All the Light We Cannot See




I recently finished All the Light We Cannot See  by Anthony Doerr.  I browsed some of the reviews on Amazon because I was curious if readers had the same reaction I had to the last parts of the book.  Mostly they did. I’ll get to that later.


I was a bit surprised how many people negatively commented on the structure of the book. Maybe because I am a fast reader and finished the book in 1 ½ days the author’s practice of moving around back and forth in time rather than a straight timeline wasn’t as confusing as it would be for someone reading the book over many weeks. I was alert to the shifts and kept up. I did feel just as I was getting interested in one child’s story, I was yanked away to the other child. 


It seems to me that those who were most disappointed in the book were unable to see or appreciate how the detailed descriptive narrative underscored the contrasts between light and darkness in human character. The radio broadcasts which tied Werner’s and Marie-Laure’s parallel stories together symbolize more than electronic particles going unseen through the atmosphere.  It is part of the whole motif between light and dark, evil and good.


We have a blind girl who cannot literally see light but is acutely aware of light in the human spirit. The seeing boy through the brainwashing and manipulation of his Nazi trainers loses most of his ability to see the moral light. Or maybe it is fear of the mine pits that keeps him from acknowledging what he knows in his gut is happening. The darkness takes over and clouds his vision of right and wrong. The radio technology he is developing could be used to transmit facts, music, connection like he heard as a child. Instead it is used to hunt down and exterminate Resisters using their own radios.  Werner and his cohort Volkheimer rationalize that it is just math and science they work on, free of morality. They are not the ones who choose how it is to be used; they simply obey their masters. Even when they have seen how the Nazi trainers have created evil at the school through manipulation, they turn away from personal responsibility. Werner’s sister Jutta and fellow student Frederick are blunt reminders there is moral choice. The price may be high, but there are those who do see and follow the light. 


The rich heaping up of details serves not only to help us feel we are part of the scene, but drives home the lesson that people and things both bad and good feed the soul and put us on paths never envisioned.


The parallel stories build up to the meeting of Werner and Marie-Laure in St. Malo. In some ways it seems anticlimactic because although the two realize a deep connection, the encounter is so brief. But it is one of the most important parts of the book. Werner is given the opportunity to confront evil and finally do the right thing. Lightness wins over darkness.


Mr. Doerr would have done well to end the book shortly after Marie-Laure and Werner part ways. The end of Werner’s story is disappointing.
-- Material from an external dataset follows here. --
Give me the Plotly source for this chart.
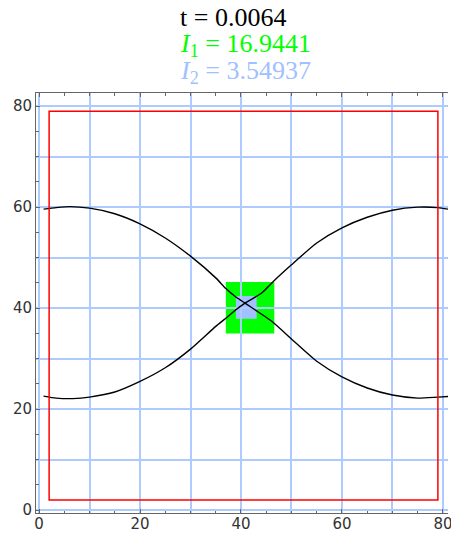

The information about Marie-Laure’s post-war life keeps us from wondering what happened to her but could have been handled better. It is flat and uninspiring.


Perhaps the reintroduction of the little carved wooden house is meant to reinforce the redemption of Werner, but is it necessary? In a dull and contrived way it brings Jutta and Volkheimer back into the book; but it raises dangling questions about the diamond that we thought were settled in the grotto. The last portions of the book are flat and so unlike the rest of the work. They detract from the excellent though dark recounting of how war affects two young people on opposing sides, mostly told from their own perspectives.